Dampak Kolektif dari Keputusan Abstain

Dampak kolektif dari banyak individu yang memilih abstain dapat bervariasi tergantung pada kuorum dan peraturan yang berlaku. Di satu sisi, jika mayoritas memilih abstain, keputusan yang diambil mungkin mencerminkan kemauan minoritas yang vokal, yang secara demokrasi kurang ideal. Hal ini dapat menyebabkan hasil yang tidak mewakili konsensus luas.

Di sisi lain, gelombang abstain yang signifikan bisa menjadi sinyal peringatan keras bagi pihak yang berkuasa atau para kandidat. Ini menunjukkan adanya ketidakpuasan sistemik atau kegagalan dalam menawarkan solusi yang menarik. Dalam konteks ini, abstain berfungsi sebagai alat ekspresi politik yang pasif namun kuat, memaksa pihak-pihak terkait untuk mengevaluasi kembali strategi dan pesan mereka. Hal ini mendorong refleksi mendalam tentang kualitas pilihan yang disajikan kepada publik atau anggota organisasi.

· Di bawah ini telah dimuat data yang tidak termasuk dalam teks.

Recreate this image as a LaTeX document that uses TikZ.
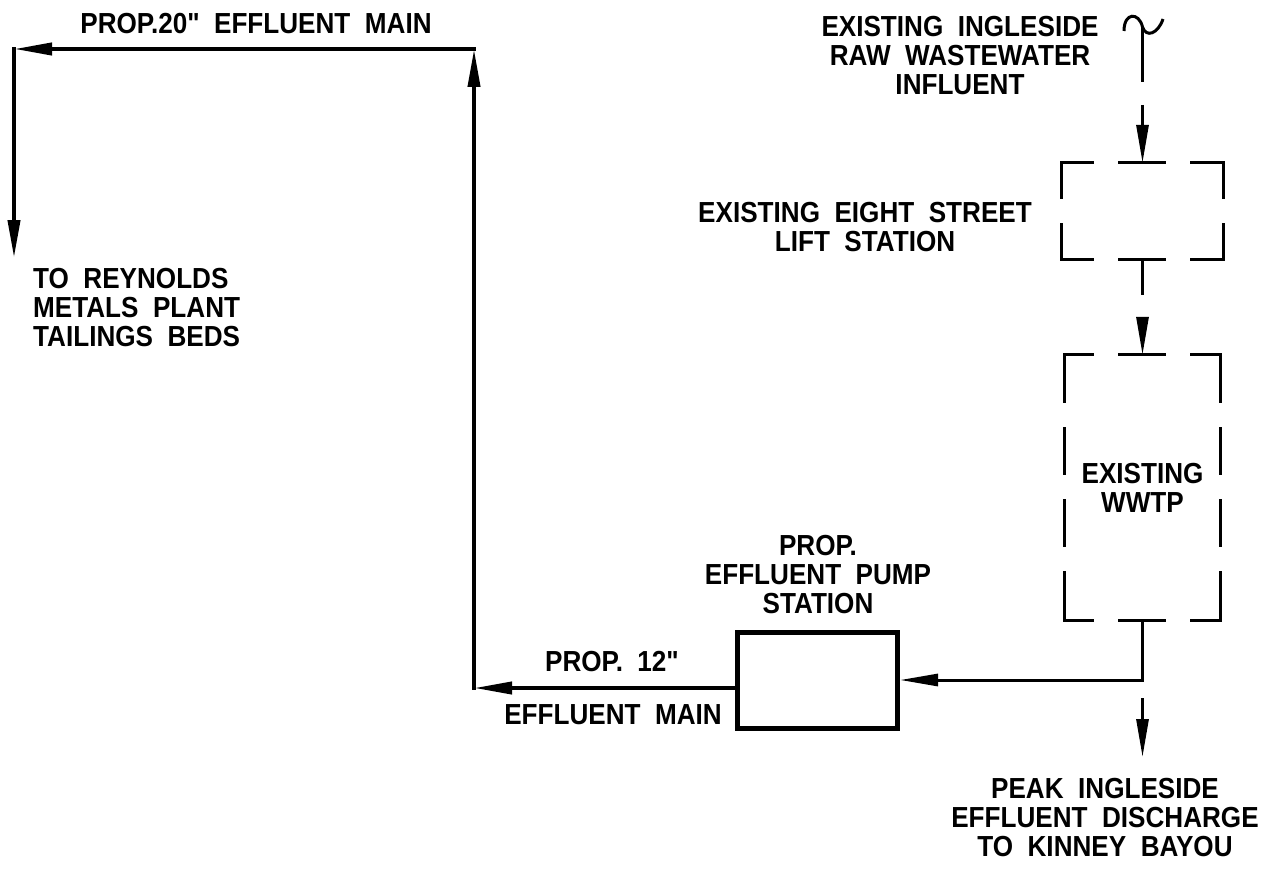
\documentclass[tikz,border=0pt]{standalone}
\usepackage{fontspec}
\setmainfont[Ligatures=TeXOff,FakeStretch=0.9,WordSpace=2,BoldFont={Liberation Sans Bold}]{Liberation Sans}
\usetikzlibrary{arrows.meta, positioning, calc}
\tikzset{
  station/.style={rectangle, inner sep=0pt, align=center},
  pumpbox/.style={rectangle, draw, line width=5pt, minimum width=160pt,
                  minimum height=96pt},
  note/.style={align=center, inner sep=0pt, font=\fontsize{29}{29}\selectfont\bfseries},
  main/.style={line width=4pt, line cap=rect},
  flow/.style={line width=3pt},
  arrow/.style={-{Triangle[length=38pt,width=12pt]}},
  hidden/.style={line width=3pt, line cap=rect, dash pattern=on 45pt off 27pt}
}
% dashed outline of an existing structure: node, phase along x, phase along y
\newcommand{\cadbox}[3]{%
  \draw[hidden, dash phase=#2pt] (#1.north west) -- (#1.north east)
                                 (#1.south west) -- (#1.south east);
  \draw[hidden, dash phase=#3pt] (#1.north west) -- (#1.south west)
                                 (#1.north east) -- (#1.south east);
}

\begin{document}
\begin{tikzpicture}[x=1pt, y=-1pt]
    \useasboundingbox (0,0) rectangle (1268,872);

    % existing plant on the right
    \node[station, minimum width=161pt, minimum height=96pt] (lift) at (1142.5,211) {};
    \node[station, note, minimum width=155pt, minimum height=265pt] (wwtp) at (1142.5,487.5) {EXISTING\\WWTP};
    \node[pumpbox] (pump) at (817.5,680) {};
    \cadbox{lift}{14}{10.5}
    \cadbox{wwtp}{17}{70}

    % labels
    \node[note] (main20) at (256,24) {PROP.20" EFFLUENT MAIN};
    \node[note, align=left, anchor=west] (reynolds) at (33,308) {TO REYNOLDS\\METALS PLANT\\TAILINGS BEDS};
    \node[note] (influent) at (960,56) {EXISTING INGLESIDE\\RAW WASTEWATER\\INFLUENT};
    \node[note] (liftlbl) at (865,227) {EXISTING EIGHT STREET\\LIFT STATION};
    \node[note] (pumplbl) at (818,575) {PROP.\\EFFLUENT PUMP\\STATION};
    \node[note] (main12a) at (612,662) {PROP. 12"};
    \node[note] (main12b) at (613,715) {EFFLUENT MAIN};
    \node[note] (bayou) at (1105,818) {PEAK INGLESIDE\\EFFLUENT DISCHARGE\\TO KINNEY BAYOU};

    % raw wastewater path
    \coordinate (infl) at (1142.5,27);
    \coordinate (inflbrk) at (1142.5,82);
    \coordinate (inflres) at (1142.5,105);
    \coordinate (liftbrk) at (1142.5,295);
    \coordinate (wwtpres) at (1142.5,317);
    \coordinate (junc) at (1142.5,680);
    \coordinate (disres) at (1142.5,698);
    \coordinate (disend) at (1142.5,757);
    \draw[flow] (1124,31) .. controls (1124,12) and (1139,12) .. (infl)
          .. controls (1146,38) and (1158,34) .. (1163,19);
    \draw[flow] (infl) -- (inflbrk);
    \draw[flow, arrow] (inflres) -- (lift.north);
    \draw[flow] (lift.south) -- (liftbrk);
    \draw[flow, arrow] (wwtpres) -- (wwtp.north);
    \draw[flow, arrow] (wwtp.south) -- (junc) -- (pump.east);
    \draw[flow, arrow] (disres) -- (disend);

    % effluent main
    \coordinate (bend12) at (474,688);
    \coordinate (bend20) at (474,49);
    \coordinate (corner20) at (14,49);
    \coordinate (reynend) at (14,258);
    \draw[main, arrow] (pump.west |- bend12) -- (bend12);
    \draw[main, arrow] (bend12) -- (bend20);
    \draw[main, arrow] (bend20) -- (corner20);
    \draw[main, arrow] (corner20) -- (reynend);
\end{tikzpicture}
\end{document}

Kesimpulannya, abstain bukan sekadar sikap apatis. Ia adalah manuver strategis yang membutuhkan kesadaran akan konteks, etika pribadi, dan pemahaman mendalam tentang aturan main. Baik itu dilakukan karena prinsip moral, konflik kepentingan, atau kekecewaan terhadap opsi yang ada, keputusan untuk menahan suara adalah sebuah bentuk partisipasi—partisipasi dalam menolak untuk menyetujui. Memahami kapan dan mengapa abstain menjadi pilihan yang tepat adalah bagian penting dari literasi kewarganegaraan dan profesionalisme modern.